My reading list for 2016 is on Goodreads. To summarize my year in reading:

  • I read 76 books in total. (This is the most for any year since I started logging in 2007.)
  • 40 were non-fiction – primarily biography, history, and theology
  • 36 were fiction – pretty heavily sci-fi and fantasy this year.

My favorite non-fiction:

My favorite fiction:

  • The Wee Free Men by Terry Pratchett. I found this on a pre-teen recommended reading list and read it along with my oldest daughter. We enjoyed it so much we decided to make it a read-aloud book for the whole family. Crivens!
  • All the Light We Cannot See by Anthony Doerr. Lots of people have written better about this than I can. A beautiful story, beautifully told.
  • Jayber Crow by Wendell Berry. Berry has a unique voice and his stories of Port William, Kentucky, are treasures.
  • Underground Airlines by Ben H. Winters. Imagine, if you will, that slavery was still legal in the US South, and that Underground Railroad-type activities were still happening. Interested in what happens next? Go get this book.

I don’t know if I’ll get to 76 books again this year – I know I already have a few really thick ones on the to-read list that might slow me down – but as always it’s fun to read, fun to review at end-of-year, and fun to have books to recommend and give to others.

Talking Complementarianism and Egalitarianism with Brent Thomas

Brent Thomas is kicking the dust off his blog in the hopes of fostering some charitable discussions on contentious topics. He starts out with a doozy: complementarianism vs. egalitarianism.

Let’s start with “complimentarianism” and “egalitarianism”. For those not familiar with these terms, they have to do with the idea of gender roles, particularly in ministry (at least that’s what we’ll focus on for the sake of this conversation though the issue certainly applies to marriage and gender-relations as a whole so feel free to take the conversation there if you’d like). Most Christians would argue that men and women are created equal, that’s not the issue here. Instead, the question becomes gender role, particularly within a ministry context.

Complementarians argue that, because of unique gender roles found in Scripture, women are prohibited from leadership roles within the local church such as “elder” or “pastor” while Egalitarians argue that not only do no such Scriptural barriers exist, women are just as called and qualified to serve in such roles.

He admits this is a simplification of the issue, but then kicks off the discussion with a series of questions that I’ll give my answers to here. If you’re interested in the discussion, I’d encourage you to answer them yourself either on your own web space or in Brent’s comments. The following questions are his, the answers mine.

Do you view this as an issue of “orthodoxy”? In other words, if someone holds a different position than you on gender-roles, do you believe them to still be a Christian?

I do not believe this is an issue of orthodoxy.

If you do not view this as an issue of orthodoxy, how important is this issue to you?
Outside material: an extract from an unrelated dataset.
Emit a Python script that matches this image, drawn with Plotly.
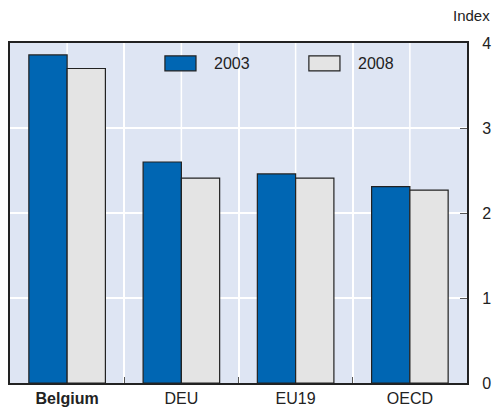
import plotly.graph_objects as go

categories = ["Belgium", "DEU", "EU19", "OECD"]
tick_labels = ["<b>Belgium</b>", "DEU", "EU19", "OECD"]
series_names = ["2003", "2008"]
values_2003 = [3.86, 2.60, 2.46, 2.31]
values_2008 = [3.70, 2.41, 2.41, 2.27]
y_ticks = [0, 1, 2, 3, 4]

FONT = "Liberation Sans, Arial, sans-serif"
COLORS = ["#0066b3", "#e4e4e4"]
EDGE = "#222222"

fig = go.Figure()
for name, vals, col in zip(series_names, [values_2003, values_2008], COLORS):
    fig.add_trace(go.Bar(x=categories, y=vals, name=name, showlegend=False,
                         marker=dict(color=col, line=dict(color=EDGE, width=1.2))))

# gridlines at category centres
for c in categories:
    fig.add_shape(type="line", xref="x", yref="paper", x0=c, x1=c, y0=0, y1=1,
                  line=dict(color="white", width=1.5), layer="below")

# legend (swatch + label) drawn in paper space
legend_x = [0.339, 0.654]
for name, col, lx in zip(series_names, COLORS, legend_x):
    fig.add_shape(type="rect", xref="paper", yref="paper",
                  x0=lx, x1=lx + 0.068, y0=0.918, y1=0.962,
                  fillcolor=col, line=dict(color=EDGE, width=1.2))
    fig.add_annotation(text=name, xref="paper", yref="paper", x=lx + 0.103, y=0.940,
                       xanchor="left", yanchor="middle", showarrow=False,
                       font=dict(size=16))

fig.add_annotation(text="Index", xref="paper", yref="paper", x=1.055, y=1.05,
                   xanchor="right", yanchor="bottom", showarrow=False,
                   font=dict(size=15))

fig.update_layout(
    width=494, height=413,
    margin=dict(l=10, r=27, t=43, b=30, autoexpand=False),
    paper_bgcolor="white", plot_bgcolor="#dee5f3",
    barmode="group", bargap=0.33, bargroupgap=0,
    font=dict(family=FONT, size=15, color="#222222"),
    showlegend=False,
)
fig.update_xaxes(
    type="category", categoryorder="array", categoryarray=categories,
    tickvals=categories, ticktext=tick_labels,
    tickson="boundaries", ticks="inside", ticklen=6, tickcolor="#555555",
    showgrid=True, gridcolor="white", gridwidth=1.5,
    showline=True, linecolor="#222222", linewidth=2, mirror=True,
    tickfont=dict(size=16), range=[-0.5, 3.5],
)
fig.update_yaxes(
    side="right", range=[0, 4], tickvals=y_ticks,
    ticks="inside", ticklen=7, tickcolor="#555555",
    showgrid=True, gridcolor="white", gridwidth=1.5,
    showline=True, linecolor="#222222", linewidth=2, mirror=True,
    zeroline=False, tickfont=dict(size=16), ticklabelstandoff=10,
)

fig.write_html("out.html", config={"displayModeBar": False},
               post_script="document.body.style.margin='0';")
Where would you rank it on a scale of theological/cultural importance (top, bottom, middle, etc.)?

I’d rate it as a matter of middling importance to me. It’s not significant enough to, by itself, drive a change in the church that I attend. I don’t have a big enough progressive soapbox to rate it as too highly culturally important. I lean that way sometimes, but I don’t have a soapbox – just a few soap flakes or something.
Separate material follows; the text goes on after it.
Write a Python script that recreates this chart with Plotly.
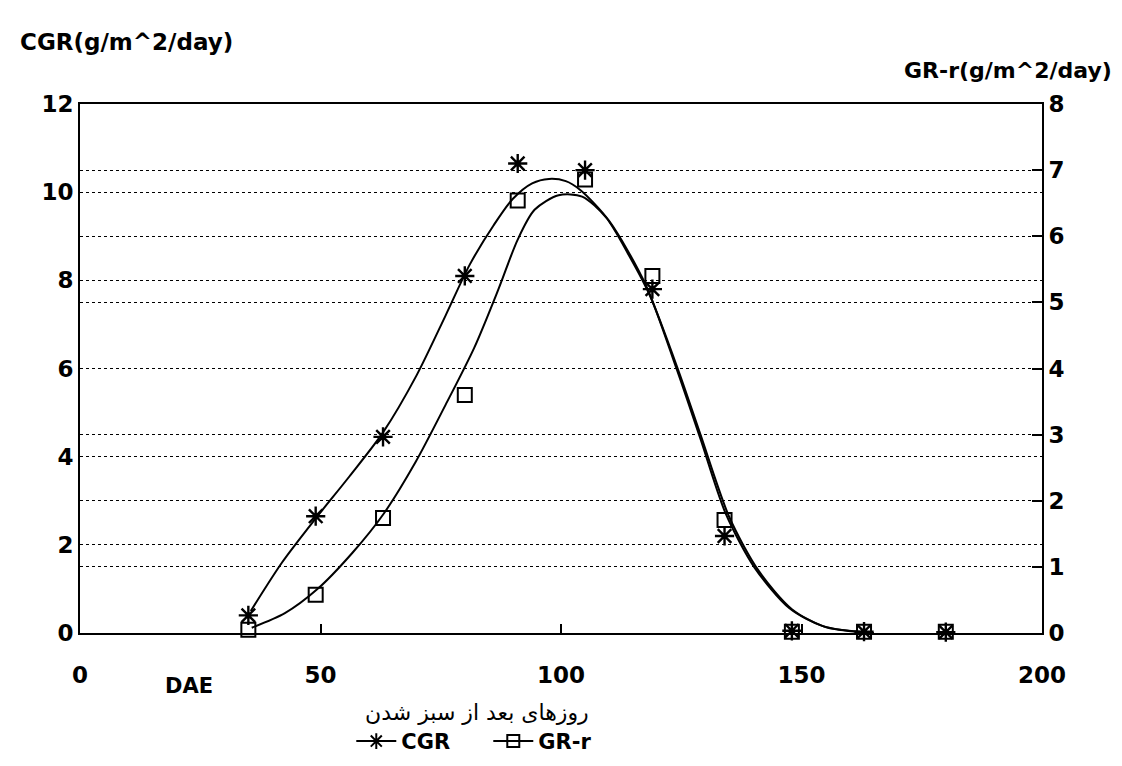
import plotly.graph_objects as go

# ---- data ----
days = [35, 49, 63, 80, 91, 105, 119, 134, 148, 163, 180]
cgr = [0.4, 2.65, 4.45, 8.1, 10.65, 10.5, 7.8, 2.2, 0.05, 0.03, 0.02]
grr = [0.05, 0.58, 1.74, 3.6, 6.54, 6.86, 5.4, 1.71, 0.02, 0.02, 0.02]

# smooth fitted curves, positions
cgr_curve_x = [35.5, 42, 49, 56, 63, 70, 76, 81, 86, 90, 94, 97.5, 101, 104,
               110, 117.6, 124, 129, 134.2, 140.2, 147.5, 154.6, 165]
cgr_curve_y = [0.5, 1.6, 2.6, 3.55, 4.55, 5.85, 7.2, 8.35, 9.25, 9.85, 10.2, 10.3,
               10.25, 10.05, 9.35, 7.9, 6.0, 4.4, 2.72, 1.49, 0.56, 0.15, 0.0]
grr_curve_x = [35.7, 42.6, 49.3, 56.6, 63.1, 69.8, 76, 82, 87, 91, 94.5,
               99.5, 104.4, 109.4, 113.9, 118.5, 124.5, 129, 135, 141, 148, 155, 165]
grr_curve_y = [0.08, 0.3, 0.66, 1.21, 1.8, 2.59, 3.45, 4.32, 5.2, 5.95, 6.4,
               6.62, 6.6, 6.28, 5.74, 5.1, 3.95, 3.0, 1.75, 0.95, 0.36, 0.09, 0.0]

x_ticks = [0, 50, 100, 150, 200]
left_ticks = [0, 2, 4, 6, 8, 10, 12]
right_ticks = [0, 1, 2, 3, 4, 5, 6, 7, 8]

FONT = "DejaVu Sans"
BLACK = "#000000"

fig = go.Figure()

# fitted curves
fig.add_trace(go.Scatter(x=cgr_curve_x, y=cgr_curve_y, mode="lines",
                         line=dict(color=BLACK, width=2, shape="spline", smoothing=0.8),
                         showlegend=False, hoverinfo="skip", yaxis="y"))
fig.add_trace(go.Scatter(x=grr_curve_x, y=grr_curve_y, mode="lines",
                         line=dict(color=BLACK, width=2, shape="spline", smoothing=0.8),
                         showlegend=False, hoverinfo="skip", yaxis="y2"))

# observed points
fig.add_trace(go.Scatter(x=days, y=cgr, mode="markers", name="CGR",
                         marker=dict(symbol="asterisk-open", size=16, color=BLACK,
                                     line=dict(color=BLACK, width=2.4)),
                         cliponaxis=False, showlegend=False, yaxis="y"))
fig.add_trace(go.Scatter(x=days, y=grr, mode="markers", name="GR-r",
                         marker=dict(symbol="square-open", size=14, color=BLACK,
                                     line=dict(color=BLACK, width=2)),
                         cliponaxis=False, showlegend=False, yaxis="y2"))

# legend entries (line + marker)
fig.add_trace(go.Scatter(x=[None], y=[None], mode="lines+markers", name="CGR",
                         line=dict(color=BLACK, width=2),
                         marker=dict(symbol="asterisk-open", size=13, color=BLACK,
                                     line=dict(color=BLACK, width=2))))
fig.add_trace(go.Scatter(x=[None], y=[None], mode="lines+markers", name="GR-r",
                         line=dict(color=BLACK, width=2),
                         marker=dict(symbol="square-open", size=12, color=BLACK,
                                     line=dict(color=BLACK, width=2))))

tickfont = dict(family=FONT, size=23, color=BLACK, weight="bold")

fig.update_layout(
    width=1122, height=766,
    margin=dict(l=72, r=88, t=96, b=130),
    paper_bgcolor="white", plot_bgcolor="white",
    font=dict(family=FONT, color=BLACK),
    xaxis=dict(range=[0, 200], tickvals=x_ticks, ticks="inside", ticklen=9,
               tickwidth=2, tickcolor=BLACK, showline=True, linecolor=BLACK,
               linewidth=2, mirror=True, showgrid=False, zeroline=False,
               tickfont=tickfont, ticklabelstandoff=20),
    yaxis=dict(range=[0, 12], tickvals=left_ticks, ticks="", showline=True,
               linecolor=BLACK, linewidth=2, showgrid=True, gridcolor=BLACK,
               gridwidth=1, griddash="dot", zeroline=False, tickfont=tickfont),
    yaxis2=dict(range=[0, 8], tickvals=right_ticks, overlaying="y", side="right",
                ticks="inside", ticklen=10, tickwidth=2, tickcolor=BLACK,
                showline=True, linecolor=BLACK, linewidth=2, showgrid=True,
                gridcolor=BLACK, gridwidth=1, griddash="dot", zeroline=False,
                tickfont=tickfont),
    legend=dict(orientation="h", x=0.282, y=-0.205, xanchor="left", yanchor="middle",
                font=dict(family=FONT, size=21, color=BLACK, weight="bold"),
                bgcolor="rgba(0,0,0,0)", itemwidth=40,
                entrywidth=82, entrywidthmode="pixels"),
    showlegend=True,
)

fig.add_annotation(text="CGR(g/m^2/day)", xref="paper", yref="paper",
                   x=-0.064, y=1.117, xanchor="left", yanchor="middle", showarrow=False,
                   font=dict(family=FONT, size=23, color=BLACK, weight="bold"))
fig.add_annotation(text="GR-r(g/m^2/day)", xref="paper", yref="paper",
                   x=1.075, y=1.063, xanchor="right", yanchor="middle", showarrow=False,
                   font=dict(family=FONT, size=22, color=BLACK, weight="bold"))
fig.add_annotation(text="DAE", xref="paper", yref="paper",
                   x=0.113, y=-0.1, xanchor="center", yanchor="middle", showarrow=False,
                   font=dict(family=FONT, size=21, color=BLACK, weight="bold"))
fig.add_annotation(text="روزهای بعد از سبز شدن", xref="paper", yref="paper",
                   x=0.413, y=-0.15, xanchor="center", yanchor="middle", showarrow=False,
                   font=dict(family=FONT, size=22, color=BLACK))

fig.write_html("out.html")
Do you hold to either position? Why? What Scriptures or outside books/authors helped you arrive at your position? How do you succinctly explain your position to others, especially those who might disagree? What pushed you in one direction or the other?

I personally hold rather gently to the egalitarian position. (I am a member of a church that is firmly complementarian.) I grew up being taught a complementarian position and held to it up until the past 7 – 8 years. I recall reviewing Scot McKnight’s The Blue Parakeet (in which he advocates for the egalitarian position) shortly before it was released and blogging my disagreement with Dr. McKnight’s conclusions. He then chided me in the comments for not answering the actual questions he was asking. In retrospect, he had a point.

I’ve considered the Scriptures, read plenty of the online debate on the topic, and have been significantly influenced by female friends who serve in leadership positions at their egalitarian churches. My thoughts have undoubtedly also been influenced, though in ways I can’t as easily put my finger on, by having three daughters of my own.

The other experience that sticks out to me was taking communion last year at an egalitarian church where the elements were served by a husband-and-wife couple. I’m not sure whether serving the Lord’s Supper is gender-restricted in typical complementarian churches. (The elements are served by the elders in my current church, but not sure if that’s doctrine or just tradition.) But having the elements served and words spoken by both the man and woman serving was a very powerful experience.

Why do you believe that this issue seems to cause such division? Why has it been so controversial to so many? How can people on all sides of this issue come together without sacrificing their own convictions? Or can they?

I think this issue causes division because it gets easily lumped in together with other gender-related issues like homosexuality and same-sex marriage. The hermeneutics that are typically used to support the egalitarian position – specifically, that Paul’s teaching was for a specific situation and time and not necessarily applicable for all Christians at all times – are similar to those used to support acceptance of homosexuality within the church. Thus the slippery-slope argument kicks in pretty quick.

I believe people can come together on this issue if they are willing to view it as a secondary matter. Clearly the stretching is mostly done by the complementarians, though I really appreciate Richard Beck’s testimony of being an egalitarian in a complementarian church and gracefully maintaining that he will not serve in any role that a women would not also be allowed to serve in. That could be as easy as joining together with other churches from time to time and being respectful when they have women serving in leadership, or finding ways to have women serve and teach in more visible ways.


Thanks, Brent, for inviting the discussion. I look forward to reading others’ opinions as well.